The Pragmatic Engineer in 2021: This issue is a recap of how the newsletter grew this year all the way to the #1 Technology newsletter on Substack. The post goes through the most-read issues, some highlights and the numbers and ends with plans for 2022 and an ask for your feedback on the newsletter.
This has been quite the year for The Pragmatic Engineer. During the first six months, I published articles on The Pragmatic Engineer blog, experimented with a YouTube channel and published a few books.

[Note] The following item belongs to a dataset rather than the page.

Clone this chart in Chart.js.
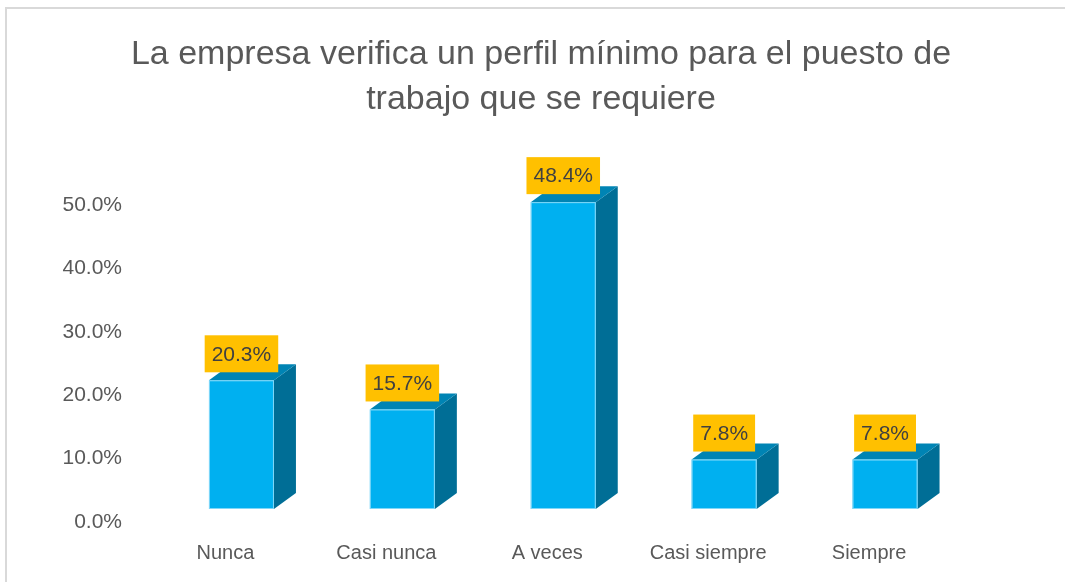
<!DOCTYPE html>
<html lang="es">
<head>
    <meta charset="UTF-8">
    <title>Perfil mínimo para el puesto</title>
    <script src="https://cdn.jsdelivr.net/npm/chart.js"></script>
    <style>
        body {
            margin: 0;
            background-color: white;
        }
        #wrap {
            width: 1065px;
            height: 582px;
        }
    </style>
</head>
<body>
    <div id="wrap">
        <canvas id="perfilChart" width="1065" height="582"></canvas>
    </div>

    <script>
        // data
        var categories = ['Nunca', 'Casi nunca', 'A veces', 'Casi siempre', 'Siempre'];
        var percentages = [20.3, 15.7, 48.4, 7.8, 7.8];
        var tickValues = [0, 10, 20, 30, 40, 50];
        var titleLines = ['La empresa verifica un perfil mínimo para el puesto de', 'trabajo que se requiere'];

        var FONT = "'Liberation Sans', Arial, sans-serif";

        // Excel-like 3D column look: front face, side face, top face + yellow labels
        var bars3d = {
            id: 'bars3d',
            beforeDraw: function(chart) {
                var ctx = chart.ctx;
                ctx.save();
                ctx.fillStyle = 'white';
                ctx.fillRect(0, 0, chart.width, chart.height);
                ctx.strokeStyle = '#D9D9D9';
                ctx.lineWidth = 2;
                ctx.beginPath();
                ctx.moveTo(6, chart.height);
                ctx.lineTo(6, 8);
                ctx.lineTo(chart.width, 8);
                ctx.stroke();
                ctx.restore();
            },
            afterDatasetsDraw: function(chart) {
                var ctx = chart.ctx;
                var meta = chart.getDatasetMeta(0);
                var dx = 22, dy = 16, lift = 13, shift = 16;
                ctx.save();
                meta.data.forEach(function(el, i) {
                    var p = el.getProps(['x', 'y', 'base', 'width'], true);
                    var x0 = p.x - p.width / 2 + shift;
                    var x1 = p.x + p.width / 2 + shift;
                    var top = p.y - lift;
                    var base = p.base - lift;

                    // side
                    ctx.fillStyle = '#006E96';
                    ctx.beginPath();
                    ctx.moveTo(x1, top);
                    ctx.lineTo(x1 + dx, top - dy);
                    ctx.lineTo(x1 + dx, base - dy);
                    ctx.lineTo(x1, base);
                    ctx.closePath();
                    ctx.fill();

                    // top
                    ctx.fillStyle = '#0084B4';
                    ctx.beginPath();
                    ctx.moveTo(x0, top);
                    ctx.lineTo(x0 + dx, top - dy);
                    ctx.lineTo(x1 + dx, top - dy);
                    ctx.lineTo(x1, top);
                    ctx.closePath();
                    ctx.fill();

                    // front
                    ctx.fillStyle = '#00B0F0';
                    ctx.fillRect(x0, top, x1 - x0, base - top);
                    ctx.strokeStyle = 'rgba(160,225,250,0.8)';
                    ctx.lineWidth = 1;
                    ctx.strokeRect(x0 + 0.5, top + 0.5, x1 - x0 - 1, base - top - 1);

                    // value label
                    var txt = percentages[i].toFixed(1) + '%';
                    ctx.font = '21px ' + FONT;
                    var tw = ctx.measureText(txt).width;
                    var bw = tw + 14, bh = 37;
                    var cx = (x0 + x1) / 2;
                    var by = top - 8 - bh;
                    ctx.fillStyle = '#FFC000';
                    ctx.fillRect(cx - bw / 2, by, bw, bh);
                    ctx.fillStyle = '#404040';
                    ctx.textAlign = 'center';
                    ctx.textBaseline = 'middle';
                    ctx.fillText(txt, cx, by + bh / 2 + 1);
                });
                ctx.restore();
            }
        };

        var ctx = document.getElementById('perfilChart').getContext('2d');
        var perfilChart = new Chart(ctx, {
            type: 'bar',
            data: {
                labels: categories,
                datasets: [{
                    data: percentages,
                    backgroundColor: 'rgba(0,0,0,0)',
                    borderWidth: 0,
                    barPercentage: 0.404,
                    categoryPercentage: 1.0
                }]
            },
            plugins: [bars3d],
            options: {
                responsive: false,
                animation: false,
                layout: {
                    padding: { left: 17, right: 0, top: 0, bottom: 0 }
                },
                plugins: {
                    legend: { display: false },
                    tooltip: { enabled: false },
                    title: {
                        display: true,
                        text: titleLines,
                        color: '#595959',
                        font: { family: FONT, size: 34, weight: 'normal', lineHeight: '45px' },
                        padding: { top: 32.5, bottom: 82.5 }
                    }
                },
                scales: {
                    x: {
                        grid: { display: false, drawTicks: false },
                        border: { display: false },
                        ticks: {
                            color: '#595959',
                            padding: 19,
                            font: { family: FONT, size: 20 }
                        },
                        afterFit: function(scale) { scale.height = 60; }
                    },
                    y: {
                        min: 0,
                        max: 50,
                        afterBuildTicks: function(scale) {
                            scale.ticks = tickValues.map(function(v) { return { value: v }; });
                        },
                        grid: { display: false, drawTicks: false },
                        border: { display: false },
                        ticks: {
                            color: '#595959',
                            padding: 23,
                            font: { family: FONT, size: 21 },
                            callback: function(value) {
                                return value.toFixed(1) + '%';
                            }
                        },
                        afterFit: function(scale) { scale.width = 128; }
                    },
                    y2: {
                        position: 'right',
                        display: true,
                        grid: { display: false, drawTicks: false },
                        border: { display: false },
                        ticks: { display: false },
                        afterFit: function(scale) { scale.width = 115.5; }
                    }
                }
            }
        });
    </script>
</body>
</html>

Then in late August, The Pragmatic Engineer Newsletter launched and it really took off from there, making its way to the #1 paid technology newsletter on Substack.
The Pragmatic Engineer covers challenges at Big Tech and high-growth startups through the lens of engineering managers and senior engineers.
Subscribe to get weekly issues - if you’re not already. Many subscribers expense this newsletter to their learning and development budget.👇
How it started
Back In January it was only a few months since I had left my engineering manager job at Uber after four years, where I had grown from senior engineer to engineering manager and a manager of managers.
My plan was to spend a few months writing books, then in the second part of the year to found a startup related to platform engineering or developer tools.
The first part of my plan worked better than anticipated. I wrote three books, although I have yet to finish The Software Engineer’s Guidebook, which I did intend to publish during 2021.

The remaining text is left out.